Research has shown that there is little difference in vocabulary between bi-lingual and mono-lingual children. However bilingual's show slightly higher scores on cognitive flexibility, analytical reasoning, selective attention and metalinguistic awareness, but have a slight disadvantage in terms of language processing speed.

Language problems are called Aphasia, they include Broca's Aphasia and Wernicke’s Aphasia. Broca's Aphasia is often called 'Broken Speech'. It is caused by damage to the Broca's area located in the frontal region of the left hemisphere. It consists of halting ungrammatical speech, they string together single words.

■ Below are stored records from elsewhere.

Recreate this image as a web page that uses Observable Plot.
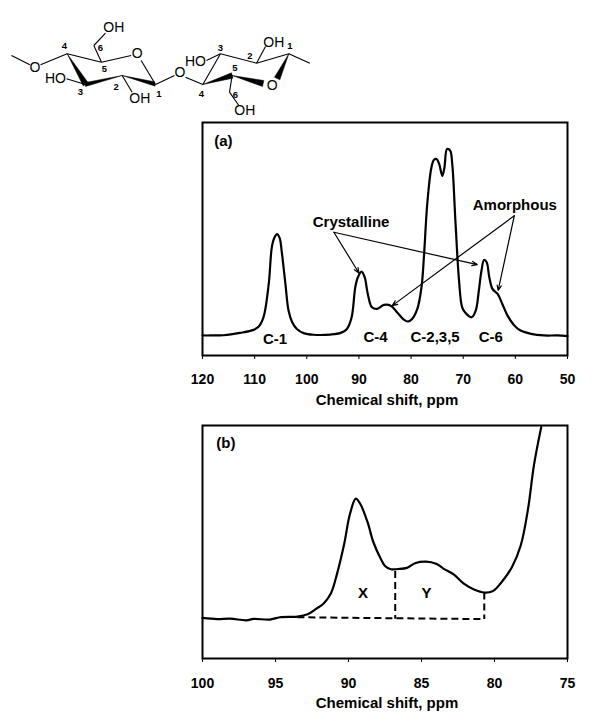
<!DOCTYPE html>
<html><head><meta charset="utf-8">
<style>html,body{margin:0;padding:0;background:#fff}svg{display:block}</style>
<script src="https://cdn.jsdelivr.net/npm/d3@7"></script>
<script src="https://cdn.jsdelivr.net/npm/@observablehq/plot@0.6"></script>
</head><body><div id="c"></div>
<script>
const FONT = "'Liberation Sans',Arial,sans-serif";

// Panel (a)
const ppmA = [120,118.5,116,112.8,110.2,109.2,108.3,107.3,106.7,106.2,105.7,105.2,104.8,104.1,103.5,102.8,101.9,100.6,98.7,95.5,93.5,92.3,91.4,90.7,90.2,89.5,88.9,88.3,87.5,86.5,85.2,83.9,82.7,81.4,80.6,79.8,78.8,78,77.5,76.9,76.1,75.6,75.1,74.6,74,73.6,73.1,72.5,72.1,71.5,70.8,70.2,69.5,68.4,67.6,67,66.5,66,65.5,65,64.4,63.4,62.5,61.5,60.2,59,57,54.5,51.9,50];
const intA = [8.6,8.6,8.7,9.7,11,12.4,16.4,30.7,46.5,50.6,52.1,50.4,44.5,30.7,19.3,14.3,11.4,9.6,8.9,9,9.7,11.4,16.4,29.3,33.6,36,33.6,26.4,20.7,20,21.7,21.4,18.6,15.4,14.6,15.7,20,29.3,43.6,65,80.7,84,84.3,82.1,77.1,80.7,88.6,87.9,82.1,57.9,32.1,20.7,18.1,16.4,19.3,27.9,36.4,41,40,33.6,28.6,26.4,22.1,17.1,12.9,10.7,9.3,8.6,8.6,8.3];
const ticksA = [120,110,100,90,80,70,60,50];
const labelsA = [
  {t:"(a)",x:116,y:91.9},{t:"C-1",x:106.1,y:7.1},{t:"C-4",x:86.8,y:7.9},
  {t:"C-2,3,5",x:75.4,y:7.9},{t:"C-6",x:64.7,y:7.9},
  {t:"Crystalline",x:91.5,y:57.1},{t:"Amorphous",x:60.1,y:64.3}];
const arrowsA = [
  {x1:94.8,y1:52.9,x2:90.0,y2:35.4},{x1:94.8,y1:52.9,x2:67.3,y2:39},
  {x1:60.2,y1:60,x2:83.6,y2:21.4},{x1:60.2,y1:60,x2:63.3,y2:27.9}];

// Panel (b)
const ppmB = [100,99,98.1,97,96.5,95.4,94.7,93.5,92.8,92.2,91.7,91.2,90.8,90.3,89.9,89.5,89.2,88.7,88.3,87.8,87.5,87.1,86.6,86,85.4,84.7,84,83.5,82.8,82.1,81.4,80.7,80.1,79.6,78.8,78.2,77.7,77.3,76.8];
const intB = [17.4,16.9,17.1,16.4,17,16.7,17.7,18,19,21.4,23.6,28,36,49,62,68.6,66.4,58.6,50,42.9,39.7,38.3,38.4,38.9,41,41.6,40.7,38.6,36.1,32.1,29.6,28.3,29,32.1,39.3,48.6,64.3,82.9,99.3];
const ticksB = [100,95,90,85,80,75];
const dashes = [
  {x1:93.5,y1:17.7,x2:80.7,y2:16.9},
  {x1:86.8,y1:37.6,x2:86.8,y2:17.1},
  {x1:80.7,y1:28.3,x2:80.7,y2:16.9}];
const labelsB = [{t:"(b)",x:98.4,y:92.4},{t:"X",x:89,y:27.9},{t:"Y",x:84.65,y:27.9}];

// Structure diagram
const bonds = [[33,135,88,163],[120,163,200,130],[200,130,303,155],[303,155,392,135],[422,150,465,222],[303,155,280,105],[280,105,315,68],[255,222,198,205],[365,195,395,245],[465,222,522,195],[555,200,607,222],[865,130,928,158],[865,130,768,158],[768,158,660,130],[768,158,795,108],[660,130,607,222],[660,130,618,150],[695,195,687,245],[687,245,715,285]];
const wedges = [
  [[200,130],[248,226],[264,218]],
  [[255,216],[255,228],[365,195]],
  [[365,195],[462,214],[464,227]],
  [[607,222],[693,187],[697,203]],
  [[695,195],[790,210],[786,228]],
  [[865,130],[822,200],[838,208]]];
const atoms = [
  {t:"OH",x:340,y:52},{t:"O",x:410,y:130},{t:"O",x:103,y:170},{t:"HO",x:165,y:203},{t:"OH",x:418,y:263},
  {t:"O",x:538,y:186},{t:"HO",x:585,y:152},{t:"OH",x:820,y:95},{t:"O",x:815,y:225},{t:"OH",x:733,y:300}];
const numbers = [
  {t:"4",x:192,y:107},{t:"6",x:300,y:113},{t:"5",x:312,y:175},{t:"3",x:240,y:243},{t:"2",x:347,y:228},{t:"1",x:475,y:250},
  {t:"3",x:660,y:113},{t:"2",x:748,y:135},{t:"1",x:868,y:107},{t:"5",x:703,y:172},{t:"4",x:603,y:250},{t:"6",x:705,y:252}];

const c = document.getElementById("c");

c.appendChild(Plot.plot({
  width:600,height:119,margin:0,
  style:{fontFamily:FONT,background:"#fff"},
  x:{domain:[0,1800],range:[0,600],axis:null},
  y:{domain:[-30,327],range:[0,119],axis:null},
  marks:[
    Plot.link(bonds,{x1:d=>d[0],y1:d=>d[1],x2:d=>d[2],y2:d=>d[3],stroke:"#000",strokeWidth:1.1}),
    ...wedges.map(w=>Plot.line([...w,w[0]],{x:d=>d[0],y:d=>d[1],fill:"#000",stroke:"#000",strokeWidth:0.5})),
    Plot.text(atoms,{x:"x",y:"y",text:"t",fontSize:14,fill:"#000"}),
    Plot.text(numbers,{x:"x",y:"y",text:"t",fontSize:9.5,fontWeight:"bold",fill:"#000"})
  ]
}));

const panel = (opts, ticks, marks) => Plot.plot({
  width:600,height:opts.height,marginTop:opts.top,marginBottom:opts.bottom,marginLeft:202,marginRight:33,
  style:{fontFamily:FONT,fontWeight:"bold",color:"#000",background:"#fff"},
  x:{domain:opts.domain},
  y:{domain:[0,100],axis:null},
  marks:[
    Plot.axisX({ticks,tickFormat:d=>String(d),tickSize:4,tickPadding:opts.pad,fontSize:14,label:null}),
    ...marks,
    Plot.text(["Chemical shift, ppm"],{frameAnchor:"bottom",lineAnchor:"middle",dy:45,dx:2,fontSize:15,fontWeight:"bold",fill:"#000"})
  ]
});

c.appendChild(panel({height:293,top:3,bottom:57,domain:[120,50],pad:15},ticksA,[
  Plot.line(ppmA.map((x,i)=>({x,y:intA[i]})),{x:"x",y:"y",stroke:"#000",strokeWidth:2.2,curve:"catmull-rom"}),
  Plot.arrow(arrowsA,{x1:"x1",y1:"y1",x2:"x2",y2:"y2",stroke:"#000",strokeWidth:1.2,headLength:7,headAngle:45}),
  Plot.frame({stroke:"#000",strokeWidth:2}),
  Plot.text(labelsA,{x:"x",y:"y",text:"t",fontSize:15,fontWeight:"bold",fill:"#000"})
]));

c.appendChild(panel({height:309,top:13,bottom:63,domain:[100,75],pad:16},ticksB,[
  Plot.line(ppmB.map((x,i)=>({x,y:intB[i]})),{x:"x",y:"y",stroke:"#000",strokeWidth:2.2,curve:"catmull-rom"}),
  Plot.link(dashes,{x1:"x1",y1:"y1",x2:"x2",y2:"y2",stroke:"#000",strokeWidth:2,strokeDasharray:"7,4"}),
  Plot.frame({stroke:"#000",strokeWidth:2}),
  Plot.text(labelsB,{x:"x",y:"y",text:"t",fontSize:15,fontWeight:"bold",fill:"#000"})
]));
</script></body></html>
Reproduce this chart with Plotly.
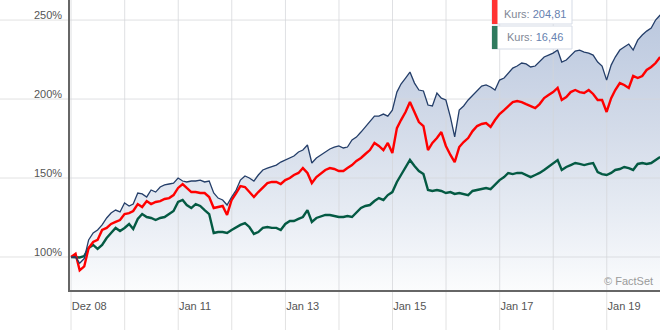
import pandas as pd
import plotly.graph_objects as go

# Monthly closing levels, rebased to 100 at the start (month ends Dec 2008 - Dec 2019)
dates = pd.date_range("2008-12-31", periods=133, freq="ME")

benchmark = [
    100.0, 100.0, 96.0, 99.0, 110.8, 115.2, 117.1, 120.3, 124.7, 127.8,
    129.7, 128.5, 134.2, 132.3, 133.5, 140.5, 139.9, 138.0, 142.4, 141.1,
    144.3, 145.6, 146.2, 146.8, 150.0, 148.1, 147.5, 148.1, 148.1, 148.7,
    147.5, 148.1, 140.5, 137.3, 136.1, 132.9, 138.0, 142.4, 148.7, 151.3,
    150.0, 148.1, 151.9, 155.1, 156.3, 157.0, 158.2, 160.1, 161.4, 162.7,
    163.9, 166.5, 167.7, 170.9, 159.5, 162.7, 164.6, 166.5, 168.4, 169.6,
    170.3, 169.0, 169.6, 174.1, 175.9, 179.1, 182.3, 185.4, 189.2, 189.2,
    190.5, 189.2, 193.0, 204.4, 209.5, 213.3, 217.1, 210.1, 205.7, 205.1,
    196.2, 195.6, 203.8, 200.6, 199.4, 188.6, 176.0, 193.0, 195.6, 199.4,
    202.5, 205.7, 208.2, 208.9, 207.6, 205.7, 212.0, 213.3, 216.5, 219.6,
    220.9, 222.8, 222.2, 220.3, 220.9, 223.4, 226.6, 227.8, 229.1, 231.0,
    223.4, 224.7, 227.8, 230.4, 231.0, 229.7, 229.1, 227.8, 223.4, 220.9,
    212.0, 221.5, 226.6, 231.0, 232.9, 234.8, 231.0, 237.3, 240.5, 243.0,
    244.9, 250.0, 253.2,
]

fund_red = [
    100.0, 102.0, 91.5, 94.0, 105.7, 109.5, 110.8, 117.1, 118.4, 120.9,
    122.2, 123.4, 127.2, 127.8, 129.1, 133.5, 131.6, 135.4, 133.5, 134.8,
    135.4, 136.7, 137.3, 139.2, 143.7, 146.2, 143.7, 141.1, 141.1, 140.5,
    140.5, 138.0, 131.0, 131.6, 132.3, 126.6, 136.1, 140.5, 144.9, 144.3,
    141.1, 138.0, 141.1, 144.3, 146.8, 147.5, 147.5, 146.2, 148.7, 150.0,
    151.9, 153.2, 156.3, 153.2, 146.8, 150.6, 153.2, 155.1, 156.3, 155.7,
    154.4, 154.4, 156.3, 158.2, 160.8, 162.7, 165.2, 167.7, 172.2, 170.3,
    167.7, 172.2, 165.8, 181.6, 186.7, 191.8, 198.1, 191.1, 185.4, 182.9,
    167.7, 172.2, 175.3, 179.1, 170.3, 164.6, 160.1, 169.6, 172.8, 175.3,
    179.7, 182.9, 184.2, 184.8, 182.3, 186.7, 190.5, 193.0, 195.6, 198.1,
    198.7, 198.1, 196.8, 195.6, 194.3, 196.8, 200.6, 202.5, 204.4, 207.0,
    199.4, 201.3, 204.4, 205.7, 204.4, 203.8, 205.7, 203.2, 199.4, 199.4,
    191.8, 200.6, 205.7, 210.1, 208.9, 207.0, 214.6, 213.3, 214.6, 218.4,
    220.3, 222.8, 226.6,
]

fund_green = [
    100.0, 100.0, 99.7, 100.6, 105.7, 107.6, 105.1, 107.6, 112.0, 115.2,
    118.4, 116.5, 118.4, 120.9, 117.7, 124.1, 127.2, 125.3, 124.7, 123.4,
    124.7, 125.3, 127.2, 129.1, 134.8, 136.1, 132.9, 131.0, 133.5, 132.3,
    129.7, 127.2, 115.2, 115.8, 115.8, 115.2, 117.1, 119.0, 120.3, 121.5,
    119.0, 114.6, 115.8, 118.4, 119.0, 118.4, 118.4, 117.1, 120.9, 122.8,
    122.8, 124.1, 125.3, 129.7, 122.2, 124.7, 125.9, 126.6, 126.6, 125.9,
    125.3, 125.3, 125.9, 125.3, 127.8, 131.0, 132.3, 132.9, 135.4, 137.3,
    136.1, 139.2, 141.1, 147.5, 151.9, 157.0, 161.4, 157.6, 154.4, 152.5,
    142.4, 141.8, 142.4, 141.8, 140.5, 141.1, 139.9, 140.5, 139.9, 139.2,
    141.8, 142.4, 143.0, 143.7, 143.0, 145.6, 148.7, 150.6, 153.2, 152.5,
    153.2, 153.2, 151.9, 150.6, 151.9, 153.2, 155.1, 157.0, 158.9, 161.4,
    155.1, 157.0, 158.2, 159.5, 158.9, 158.2, 158.9, 159.5, 153.8, 152.5,
    151.9, 153.2, 155.1, 155.7, 157.0, 156.3, 155.1, 158.9, 159.5, 158.9,
    159.5, 161.4, 163.3,
]

# Axis setup
x_start, x_end = "2008-12-24", "2019-12-30"
y_lo, y_hi = 79.1, 262.7
grid_dates = ["2008-12-31"] + [f"{y}-01-01" for y in range(2010, 2020)]
label_dates = ["2008-12-31", "2011-01-01", "2013-01-01", "2015-01-01", "2017-01-01", "2019-01-01"]
label_text = ["Dez 08", "Jan 11", "Jan 13", "Jan 15", "Jan 17", "Jan 19"]
y_ticks = [100, 150, 200, 250]
y_text = ["100%", "150%", "200%", "250%"]

tooltip_values = ["204,81", "16,46"]

NAVY = "#243e69"
RED = "#ff0000"
GREEN = "#045a43"
GRID = "rgba(212,214,218,0.75)"
FONT = "Arial, Liberation Sans, sans-serif"

fig = go.Figure()

# shaded area under the benchmark
fig.add_trace(go.Scatter(
    x=dates, y=benchmark, mode="lines", line=dict(width=0, color=NAVY),
    fill="tozeroy",
    fillgradient=dict(
        type="vertical", start=y_lo, stop=250,
        colorscale=[[0, "#fbfcfd"], [0.3, "#e6ebf3"], [0.6, "#d3dbe9"], [1, "#bcc9df"]],
    ),
    hoverinfo="skip", showlegend=False,
))

# gridlines inside the plot, drawn over the shading but under the lines
gx, gy = [], []
for d in grid_dates:
    gx += [d, d, None]
    gy += [y_lo, y_hi, None]
for v in y_ticks:
    gx += [x_start, x_end, None]
    gy += [v, v, None]
fig.add_trace(go.Scatter(x=gx, y=gy, mode="lines", line=dict(color=GRID, width=1),
                         hoverinfo="skip", showlegend=False))

fig.add_trace(go.Scatter(x=dates, y=fund_green, mode="lines",
                         line=dict(color=GREEN, width=2.4), showlegend=False))
fig.add_trace(go.Scatter(x=dates, y=fund_red, mode="lines",
                         line=dict(color=RED, width=2.4), showlegend=False))
fig.add_trace(go.Scatter(x=dates, y=benchmark, mode="lines",
                         line=dict(color=NAVY, width=1.3), showlegend=False))

shapes = []
# grid continues below the x axis and left of the y axis
for d in grid_dates:
    shapes.append(dict(type="line", xref="x", yref="paper", x0=d, x1=d, y0=-0.14, y1=0,
                       line=dict(color="#e2e2e2", width=1), layer="below"))
for v in y_ticks:
    shapes.append(dict(type="line", xref="paper", yref="y", x0=-0.12, x1=0, y0=v, y1=v,
                       line=dict(color="#e2e2e2", width=1), layer="below"))

# tooltip boxes
def px_x(p):
    return (p - 70) / 590

def px_y(p):
    return (290 - p) / 290

boxes = [(-3, 24, "#ff3333", 14), (26, 49, "#2f7a5f", 37.5)]
for (top, bot, col, _) in boxes:
    shapes.append(dict(type="rect", xref="paper", yref="paper",
                       x0=px_x(492), x1=px_x(572), y0=px_y(bot), y1=px_y(top),
                       fillcolor="white", line=dict(color="#d5dbe6", width=1), layer="above"))
    shapes.append(dict(type="rect", xref="paper", yref="paper",
                       x0=px_x(492), x1=px_x(497.5), y0=px_y(bot), y1=px_y(top),
                       fillcolor=col, line=dict(width=0), layer="above"))

annotations = []
for (_, _, _, mid), val in zip(boxes, tooltip_values):
    annotations.append(dict(
        xref="paper", yref="paper", x=px_x(535), y=px_y(mid),
        xanchor="center", yanchor="middle", showarrow=False,
        text=f"<span style='color:#7f8796'>Kurs: </span><span style='color:#6681b0'>{val}</span>",
        font=dict(family=FONT, size=11),
    ))
annotations.append(dict(
    xref="paper", yref="paper", x=px_x(655), y=px_y(281), xanchor="right", yanchor="middle",
    showarrow=False, text="© FactSet", font=dict(family=FONT, size=11, color="#9a9a9a"),
))

fig.update_layout(
    width=660, height=330,
    margin=dict(l=70, r=0, t=0, b=40, pad=0),
    paper_bgcolor="white", plot_bgcolor="rgba(0,0,0,0)",
    font=dict(family=FONT, size=11, color="#555555"),
    shapes=shapes, annotations=annotations,
    hovermode=False,
    xaxis=dict(
        type="date", range=[x_start, x_end], showgrid=False, zeroline=False,
        showline=True, linecolor="#666666", linewidth=1.5,
        tickmode="array", tickvals=label_dates, ticktext=label_text,
        ticks="", ticklabelposition="outside right", ticklabelstandoff=5,
        tickfont=dict(family=FONT, size=11, color="#555555"),
    ),
    yaxis=dict(
        range=[y_lo, y_hi], showgrid=False, zeroline=False,
        showline=True, linecolor="#666666", linewidth=1.5,
        tickmode="array", tickvals=y_ticks, ticktext=y_text,
        ticks="", ticklabelposition="outside top", ticklabelstandoff=4,
        ticklabelshift=3,
        tickfont=dict(family=FONT, size=11, color="#555555"),
    ),
)

fig.write_html("out.html")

Broken speech will ofeten sound something like “Alright… Uh… stroke and uh.. I …h…h…hot tub…and the…. Two days…”. Wernicke's Aphasia is due to damage of the Wernicke's area located in the temporal lobe of the left hemisphere. It is often called 'word salad' because sufferers have fluent and grammatical speed but it is meaningless and doesn't make sense. This is an actual quote from somebody suffering from Wernicke's Aphasia “It just suddenly had a feffert and all the feffert had gone with it. It even stepped my horn.”